◆ **Task requirements**:
Each line from the top of the listing through the one holding "inner sep=0pt] (title)" should be restated word for word, with nothing added and no pictures.

◆ **Raw data**:
★ ★ ★ ★ ★ ★ ★

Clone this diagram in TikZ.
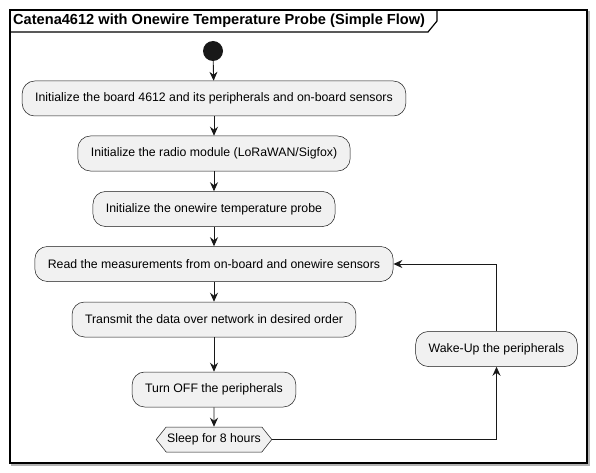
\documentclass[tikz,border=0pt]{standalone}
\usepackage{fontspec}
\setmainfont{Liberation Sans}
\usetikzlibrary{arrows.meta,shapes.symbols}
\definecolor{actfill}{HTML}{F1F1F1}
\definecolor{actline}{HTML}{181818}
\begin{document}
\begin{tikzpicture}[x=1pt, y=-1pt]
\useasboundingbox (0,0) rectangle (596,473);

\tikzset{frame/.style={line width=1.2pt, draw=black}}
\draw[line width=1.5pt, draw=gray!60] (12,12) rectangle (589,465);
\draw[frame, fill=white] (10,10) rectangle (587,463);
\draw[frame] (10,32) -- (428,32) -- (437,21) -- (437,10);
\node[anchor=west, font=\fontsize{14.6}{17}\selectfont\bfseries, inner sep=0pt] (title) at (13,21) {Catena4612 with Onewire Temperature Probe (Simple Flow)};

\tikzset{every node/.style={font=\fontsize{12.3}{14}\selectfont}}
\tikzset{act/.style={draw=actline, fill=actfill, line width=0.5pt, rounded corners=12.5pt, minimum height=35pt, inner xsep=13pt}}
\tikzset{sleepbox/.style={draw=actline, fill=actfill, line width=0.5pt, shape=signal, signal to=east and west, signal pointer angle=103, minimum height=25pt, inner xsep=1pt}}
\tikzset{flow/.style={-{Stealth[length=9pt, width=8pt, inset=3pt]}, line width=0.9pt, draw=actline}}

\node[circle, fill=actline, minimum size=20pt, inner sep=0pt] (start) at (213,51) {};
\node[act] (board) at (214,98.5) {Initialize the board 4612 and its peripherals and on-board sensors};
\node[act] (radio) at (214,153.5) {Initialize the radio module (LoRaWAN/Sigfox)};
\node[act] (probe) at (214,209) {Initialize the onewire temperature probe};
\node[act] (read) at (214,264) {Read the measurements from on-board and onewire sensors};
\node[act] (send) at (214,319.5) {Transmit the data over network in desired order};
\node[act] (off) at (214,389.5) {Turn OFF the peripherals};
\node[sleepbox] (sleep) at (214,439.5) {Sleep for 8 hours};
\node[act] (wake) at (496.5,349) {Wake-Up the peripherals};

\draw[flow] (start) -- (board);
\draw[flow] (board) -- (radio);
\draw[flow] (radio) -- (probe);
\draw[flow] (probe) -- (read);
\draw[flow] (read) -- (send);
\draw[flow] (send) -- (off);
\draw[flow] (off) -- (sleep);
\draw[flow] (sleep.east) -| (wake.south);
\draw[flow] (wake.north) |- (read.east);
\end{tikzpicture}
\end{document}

★ ★ ★ ★ ★ ★ ★

◆ **Exercise answer**:
Clone this diagram in TikZ.
\documentclass[tikz,border=0pt]{standalone}
\usepackage{fontspec}
\setmainfont{Liberation Sans}
\usetikzlibrary{arrows.meta,shapes.symbols}
\definecolor{actfill}{HTML}{F1F1F1}
\definecolor{actline}{HTML}{181818}
\begin{document}
\begin{tikzpicture}[x=1pt, y=-1pt]
\useasboundingbox (0,0) rectangle (596,473);

\tikzset{frame/.style={line width=1.2pt, draw=black}}
\draw[line width=1.5pt, draw=gray!60] (12,12) rectangle (589,465);
\draw[frame, fill=white] (10,10) rectangle (587,463);
\draw[frame] (10,32) -- (428,32) -- (437,21) -- (437,10);
\node[anchor=west, font=\fontsize{14.6}{17}\selectfont\bfseries, inner sep=0pt] (title) at (13,21) {Catena4612 with Onewire Temperature Probe (Simple Flow)};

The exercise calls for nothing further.